- [Challenge]: The answer is a single number: how many lines hold the string "this".

━━━━━━━━

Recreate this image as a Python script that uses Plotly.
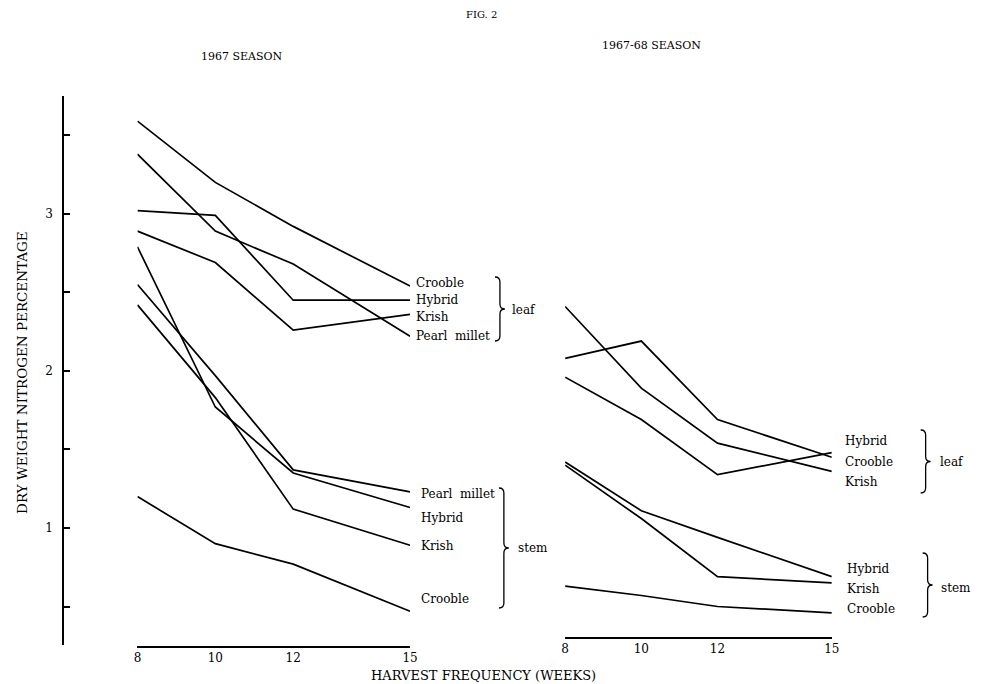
import plotly.graph_objects as go

# ---------------- data ----------------
weeks = [8, 10, 12, 15]
week_ticktext = ["8", "10", "12", "15"]

# 1967 season (left panel)
s67_leaf_crooble = [3.59, 3.20, 2.92, 2.54]
s67_leaf_hybrid = [3.02, 2.99, 2.45, 2.45]
s67_leaf_krish = [2.89, 2.69, 2.26, 2.36]
s67_leaf_pearl = [3.38, 2.89, 2.68, 2.22]
s67_stem_pearl = [2.55, 1.97, 1.37, 1.23]
s67_stem_hybrid = [2.79, 1.77, 1.35, 1.13]
s67_stem_krish = [2.42, 1.83, 1.12, 0.89]
s67_stem_crooble = [1.20, 0.90, 0.77, 0.47]

# 1967-68 season (right panel)
s6768_leaf_hybrid = [1.96, 1.69, 1.34, 1.48]
s6768_leaf_crooble = [2.08, 2.19, 1.69, 1.45]
s6768_leaf_krish = [2.41, 1.89, 1.54, 1.36]
s6768_stem_hybrid = [1.42, 1.11, 0.94, 0.69]
s6768_stem_krish = [1.40, 1.06, 0.69, 0.65]
s6768_stem_crooble = [0.63, 0.57, 0.50, 0.46]

y_tickvals = [0.5, 1, 1.5, 2, 2.5, 3, 3.5]
y_ticktext = ["", "1", "", "2", "", "3", ""]

left_series = [s67_leaf_crooble, s67_leaf_hybrid, s67_leaf_krish, s67_leaf_pearl,
               s67_stem_pearl, s67_stem_hybrid, s67_stem_krish, s67_stem_crooble]
right_series = [s6768_leaf_hybrid, s6768_leaf_crooble, s6768_leaf_krish,
                s6768_stem_hybrid, s6768_stem_krish, s6768_stem_crooble]

# ---------------- layout helpers ----------------
# the page body has an 8px margin, so the figure is drawn 8px in from the corner
OFF = 8
W, H = 985 - OFF, 684 - OFF
SERIF = "DejaVu Serif"


def px(x):
    return (x - OFF) / W


def py(y):
    return 1 - (y - OFF) / H


fig = go.Figure()
for vals in left_series:
    fig.add_trace(go.Scatter(x=weeks, y=vals, mode="lines", xaxis="x", yaxis="y",
                             line=dict(color="black", width=1.7),
                             showlegend=False, hoverinfo="skip"))
for vals in right_series:
    fig.add_trace(go.Scatter(x=weeks, y=vals, mode="lines", xaxis="x2", yaxis="y2",
                             line=dict(color="black", width=1.7),
                             showlegend=False, hoverinfo="skip"))

annotations = []


def text(t, x, y, size=12, anchor="left", angle=0):
    annotations.append(dict(text=t, x=px(x), y=py(y), xref="paper", yref="paper",
                            xanchor=anchor, yanchor="middle", showarrow=False,
                            textangle=angle,
                            font=dict(family=SERIF, size=size, color="black")))


text("FIG. 2", 483, 14, size=10, anchor="center")
text("1967 SEASON", 241, 57, size=11, anchor="center")
text("1967-68 SEASON", 655, 46, size=11, anchor="center")
text("HARVEST FREQUENCY (WEEKS)", 485, 675, size=13, anchor="center")
text("DRY WEIGHT NITROGEN PERCENTAGE", 18, 372, size=13.5, anchor="center", angle=-90)

# series labels
for t, y in [("Crooble", 283), ("Hybrid", 300), ("Krish", 317), ("Pearl  millet", 336)]:
    text(t, 415, y)
for t, y in [("Pearl  millet", 494), ("Hybrid", 518), ("Krish", 546), ("Crooble", 599)]:
    text(t, 420, y)
for t, y in [("Hybrid", 441), ("Crooble", 462), ("Krish", 482)]:
    text(t, 849, y)
for t, y in [("Hybrid", 569), ("Krish", 589), ("Crooble", 609)]:
    text(t, 851, y)
text("leaf", 512, 310)
text("stem", 518, 548)
text("leaf", 946, 462)
text("stem", 947, 588)


def brace(x, y0, y1, w=5):
    ym = (y0 + y1) / 2
    pts = [("M", [(x - w, y0)]),
           ("Q", [(x, y0), (x, y0 + w)]),
           ("L", [(x, ym - w)]),
           ("Q", [(x, ym), (x + w, ym)]),
           ("Q", [(x, ym), (x, ym + w)]),
           ("L", [(x, y1 - w)]),
           ("Q", [(x, y1), (x - w, y1)])]
    s = ""
    for cmd, ps in pts:
        s += cmd + " " + " ".join(f"{px(a):.5f},{py(b):.5f}" for a, b in ps) + " "
    return dict(type="path", path=s.strip(), xref="paper", yref="paper",
                line=dict(color="black", width=1.3))


shapes = [brace(502, 277, 341), brace(506, 488, 608),
          brace(933, 430, 493), brace(935, 553, 617)]

axis_font = dict(family=SERIF, size=12, color="black")
fig.update_layout(
    width=W, height=H,
    margin=dict(l=0, r=0, t=0, b=0),
    paper_bgcolor="white", plot_bgcolor="white",
    showlegend=False,
    annotations=annotations,
    shapes=shapes,
    xaxis=dict(domain=[px(135), px(411)], range=[8, 15], anchor="free", position=py(647),
               showline=True, linecolor="black", linewidth=2, showgrid=False, zeroline=False,
               tickvals=weeks, ticktext=week_ticktext, ticks="", tickfont=axis_font),
    yaxis=dict(domain=[py(645), py(96)], range=[0.255, 3.75], anchor="free", position=px(60),
               showline=True, linecolor="black", linewidth=2, showgrid=False, zeroline=False,
               tickvals=y_tickvals, ticktext=y_ticktext, ticks="inside", ticklen=6,
               tickcolor="black", tickwidth=1.5, tickfont=axis_font, ticklabelstandoff=7),
    xaxis2=dict(domain=[px(568), px(838)], range=[8, 15], anchor="free", position=py(638),
                showline=True, linecolor="black", linewidth=2, showgrid=False, zeroline=False,
                tickvals=weeks, ticktext=week_ticktext, ticks="", tickfont=axis_font),
    yaxis2=dict(domain=[py(645), py(96)], range=[0.255, 3.75], anchor="x2", visible=False),
)

fig.write_html("out.html")
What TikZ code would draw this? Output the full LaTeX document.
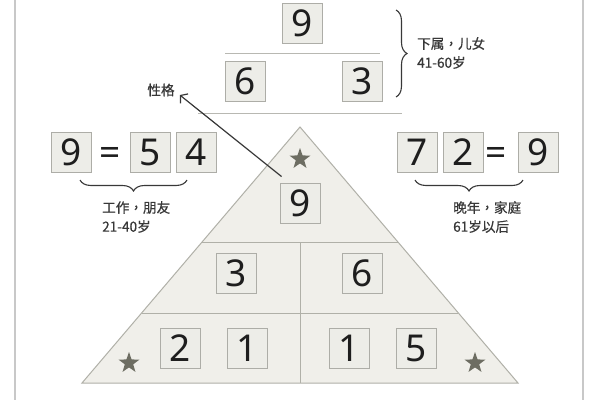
\documentclass[tikz,border=0pt]{standalone}
\usepackage{fontspec}
\setmainfont{Noto Sans}
\newfontfamily\cjk[FakeBold=0.5,Script=CJK,Language=Chinese Traditional]{Noto Sans CJK TC}
\usetikzlibrary{shapes.geometric,decorations.pathreplacing,arrows.meta}
\definecolor{boxfill}{HTML}{EDEDE8}
\definecolor{boxline}{HTML}{ADADA7}
\definecolor{pyrfill}{HTML}{F0EFEA}
\definecolor{pyrline}{HTML}{B0B0A8}
\definecolor{starcol}{HTML}{6D6D62}
\definecolor{ink}{HTML}{1E1E1E}
\definecolor{txt}{HTML}{383838}
\definecolor{framecol}{HTML}{C8C8C8}
\definecolor{rulecol}{HTML}{B8B8B2}
\begin{document}
\begin{tikzpicture}[x=1pt,y=-1pt,
  numbox/.style={draw=boxline,fill=boxfill,line width=0.9pt,minimum size=40pt,inner sep=0pt,
    font=\fontsize{37}{40}\selectfont,text=ink},
  eqsign/.style={inner sep=0pt,font=\fontsize{37}{40}\selectfont,text=ink},
  starmark/.style={star,star points=5,star point ratio=2.5,minimum size=22pt,inner sep=0pt,fill=starcol},
  lab/.style={font=\cjk\fontsize{13.6}{19}\selectfont,text=txt,inner sep=1pt},
  bracecol/.style={draw=txt,line width=1.1pt,decorate},
  arr/.style={draw=txt,line width=1.2pt,-{Straight Barb[length=5pt,width=12pt,line width=1.2pt]}}]
\useasboundingbox (0,0) rectangle (600,400);
\fill[white] (0,0) rectangle (600,400);
\draw[framecol,line width=1.6pt] (15,0) -- (15,400) (583,0) -- (583,400);
% pyramid
\coordinate (apex) at (300,127);
\coordinate (bl) at (82,383);
\coordinate (br) at (518,383);
\coordinate (m1l) at (202,242);
\coordinate (m1r) at (398,242);
\coordinate (m2l) at (142,313);
\coordinate (m2r) at (458,313);
\coordinate (mid) at (300,242);
\coordinate (bmid) at (300,383);
\filldraw[fill=pyrfill,draw=pyrline,line width=1pt] (apex) -- (br) -- (bl) -- cycle;
\draw[pyrline,line width=1pt] (m1l) -- (m1r) (m2l) -- (m2r) (mid) -- (bmid);
\node[starmark] (s1) at (300,159) {};
\node[starmark] (s2) at (129,363) {};
\node[starmark] (s3) at (475,363) {};
\node[numbox] (p9) at (300,203) {9};
\node[numbox] (p3) at (236,273) {3};
\node[numbox] (p6) at (362,273) {6};
\node[numbox] (p2) at (180,348) {2};
\node[numbox] (p1a) at (247,348) {1};
\node[numbox] (p1b) at (349,348) {1};
\node[numbox] (p5) at (416,348) {5};
% top
\node[numbox] (t9) at (302,23) {9};
\node[numbox] (t6) at (245,81) {6};
\node[numbox] (t3) at (362,81) {3};
\coordinate (r1l) at (225,53);
\coordinate (r1r) at (380,53);
\coordinate (r2l) at (198,113);
\coordinate (r2r) at (402,113);
\draw[rulecol,line width=1pt] (r1l) -- (r1r) (r2l) -- (r2r);
\coordinate (tb1) at (396,10);
\coordinate (tb2) at (396,97);
\draw[bracecol,decoration={brace,amplitude=11pt}] (tb1) -- (tb2);
\node[lab,align=left,anchor=west] (ttext) at (416,53) {下属，儿女\\41-60岁};
% left group
\node[numbox] (l9) at (71,152) {9};
\node[eqsign] (leq) at (110,156) {=};
\node[numbox] (l5) at (150,152) {5};
\node[numbox] (l4) at (196,152) {4};
\coordinate (lb1) at (187,180);
\coordinate (lb2) at (80,180);
\draw[bracecol,decoration={brace,amplitude=11pt}] (lb1) -- (lb2);
\node[lab,align=left,anchor=west] (ltext) at (101,217) {工作，朋友\\21-40岁};
% right group
\node[numbox] (r7) at (417,152) {7};
\node[numbox] (r2) at (463,152) {2};
\node[eqsign] (req) at (496,156) {=};
\node[numbox] (r9) at (538,152) {9};
\coordinate (rb1) at (523,180);
\coordinate (rb2) at (415,180);
\draw[bracecol,decoration={brace,amplitude=11pt}] (rb1) -- (rb2);
\node[lab,align=left,anchor=west] (rtext) at (452,217) {晚年，家庭\\61岁以后};
% arrow
\node[lab] (xg) at (161,90) {性格};
\draw[arr] ([shift={(2,-6)}]p9.north west) -- ([shift={(4,5)}]xg.east);
\end{tikzpicture}
\end{document}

━━━━━━━━

- [In response]: 2